#### [Short exercise]
Show each line of the data below that has the string "this" in it.

#### [Data extract]

***

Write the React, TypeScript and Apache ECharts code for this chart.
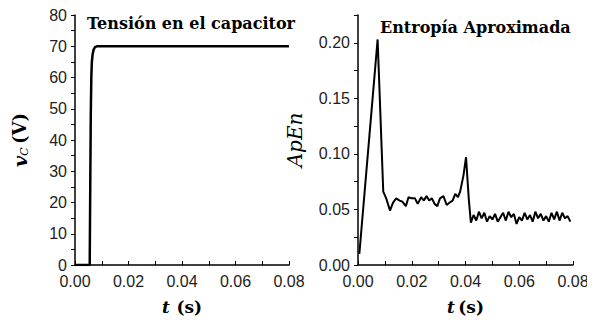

***

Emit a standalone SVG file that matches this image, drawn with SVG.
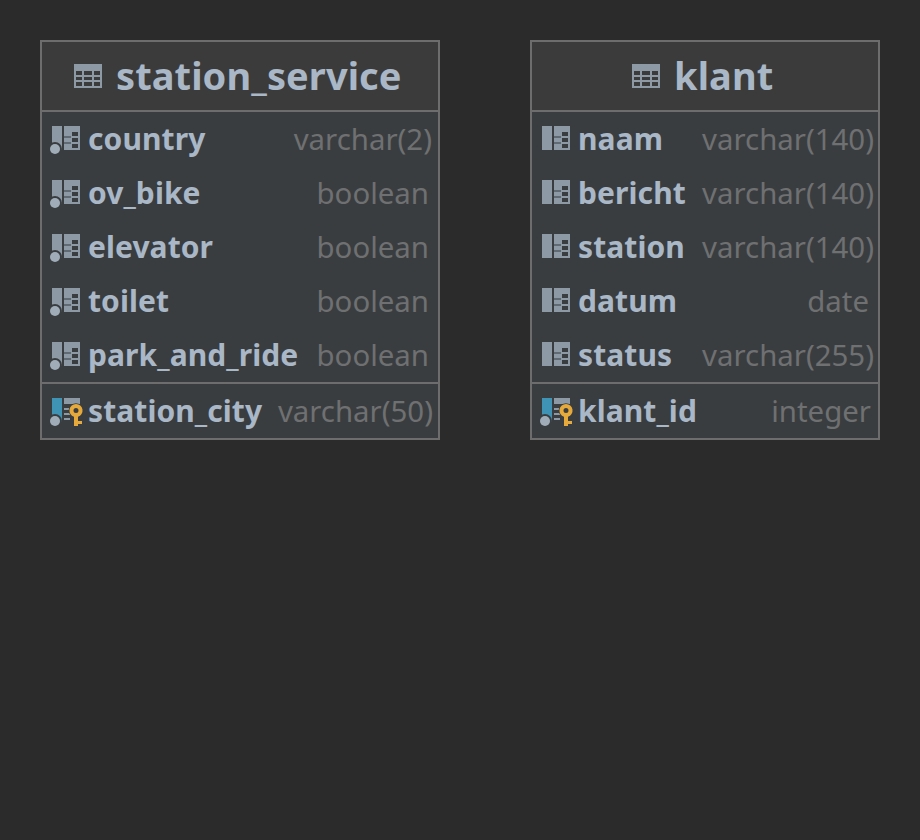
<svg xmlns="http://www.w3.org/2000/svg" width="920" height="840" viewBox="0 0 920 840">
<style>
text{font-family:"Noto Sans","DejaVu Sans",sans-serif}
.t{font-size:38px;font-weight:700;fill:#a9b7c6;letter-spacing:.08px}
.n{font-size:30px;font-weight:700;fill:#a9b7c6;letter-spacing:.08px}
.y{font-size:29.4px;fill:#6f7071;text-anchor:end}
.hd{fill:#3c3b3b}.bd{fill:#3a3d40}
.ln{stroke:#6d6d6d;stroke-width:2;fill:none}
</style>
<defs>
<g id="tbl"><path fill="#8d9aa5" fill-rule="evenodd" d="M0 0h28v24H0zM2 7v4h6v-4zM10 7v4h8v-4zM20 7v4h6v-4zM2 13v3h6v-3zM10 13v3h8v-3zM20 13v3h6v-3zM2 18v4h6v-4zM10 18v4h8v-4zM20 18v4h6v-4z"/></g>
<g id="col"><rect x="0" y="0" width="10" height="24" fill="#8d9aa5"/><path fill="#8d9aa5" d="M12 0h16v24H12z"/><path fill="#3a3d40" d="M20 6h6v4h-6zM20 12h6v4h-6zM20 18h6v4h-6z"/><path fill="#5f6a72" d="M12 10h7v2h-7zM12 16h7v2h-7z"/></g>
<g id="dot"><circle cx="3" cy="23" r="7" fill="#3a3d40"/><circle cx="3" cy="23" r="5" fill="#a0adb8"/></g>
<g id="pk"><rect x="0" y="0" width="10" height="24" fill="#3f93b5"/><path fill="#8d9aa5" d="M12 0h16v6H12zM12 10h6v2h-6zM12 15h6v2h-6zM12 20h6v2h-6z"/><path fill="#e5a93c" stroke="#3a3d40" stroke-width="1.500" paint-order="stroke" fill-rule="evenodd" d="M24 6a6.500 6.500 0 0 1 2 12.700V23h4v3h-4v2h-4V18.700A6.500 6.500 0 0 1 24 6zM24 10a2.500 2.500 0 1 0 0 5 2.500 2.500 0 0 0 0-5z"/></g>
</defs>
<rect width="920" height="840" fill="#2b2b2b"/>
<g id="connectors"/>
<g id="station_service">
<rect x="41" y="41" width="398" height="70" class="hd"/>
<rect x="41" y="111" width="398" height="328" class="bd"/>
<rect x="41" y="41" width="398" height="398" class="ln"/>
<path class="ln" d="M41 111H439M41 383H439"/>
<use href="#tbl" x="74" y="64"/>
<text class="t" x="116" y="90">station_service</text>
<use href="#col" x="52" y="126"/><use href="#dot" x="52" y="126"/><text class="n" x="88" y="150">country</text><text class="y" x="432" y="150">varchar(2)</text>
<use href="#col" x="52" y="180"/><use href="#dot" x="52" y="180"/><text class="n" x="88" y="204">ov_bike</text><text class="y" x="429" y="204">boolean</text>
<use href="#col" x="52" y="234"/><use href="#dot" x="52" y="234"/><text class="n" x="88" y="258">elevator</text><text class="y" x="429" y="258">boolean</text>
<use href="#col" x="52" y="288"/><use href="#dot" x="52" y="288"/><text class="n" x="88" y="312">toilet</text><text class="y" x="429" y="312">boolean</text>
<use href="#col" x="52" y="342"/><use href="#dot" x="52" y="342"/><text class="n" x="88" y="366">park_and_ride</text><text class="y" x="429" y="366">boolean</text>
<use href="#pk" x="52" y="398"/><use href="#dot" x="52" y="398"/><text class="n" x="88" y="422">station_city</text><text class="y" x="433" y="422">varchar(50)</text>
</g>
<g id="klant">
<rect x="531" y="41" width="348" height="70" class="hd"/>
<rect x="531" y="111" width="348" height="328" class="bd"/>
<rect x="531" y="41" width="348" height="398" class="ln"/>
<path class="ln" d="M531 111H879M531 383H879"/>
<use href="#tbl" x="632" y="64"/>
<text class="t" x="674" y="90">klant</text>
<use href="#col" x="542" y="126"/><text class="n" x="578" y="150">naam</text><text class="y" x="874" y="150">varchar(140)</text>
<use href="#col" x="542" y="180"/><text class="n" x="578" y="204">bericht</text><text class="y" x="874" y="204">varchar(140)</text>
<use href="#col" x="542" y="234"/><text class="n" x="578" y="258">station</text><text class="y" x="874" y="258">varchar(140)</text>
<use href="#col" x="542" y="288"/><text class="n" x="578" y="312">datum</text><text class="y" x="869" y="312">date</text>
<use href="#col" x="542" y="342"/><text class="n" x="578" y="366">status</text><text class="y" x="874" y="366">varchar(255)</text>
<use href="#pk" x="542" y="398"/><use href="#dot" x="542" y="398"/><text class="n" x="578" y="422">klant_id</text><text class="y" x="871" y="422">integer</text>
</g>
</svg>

***

#### [The result]
Write the React, TypeScript and Apache ECharts code for this chart.
Emit a standalone SVG file that matches this image, drawn with SVG.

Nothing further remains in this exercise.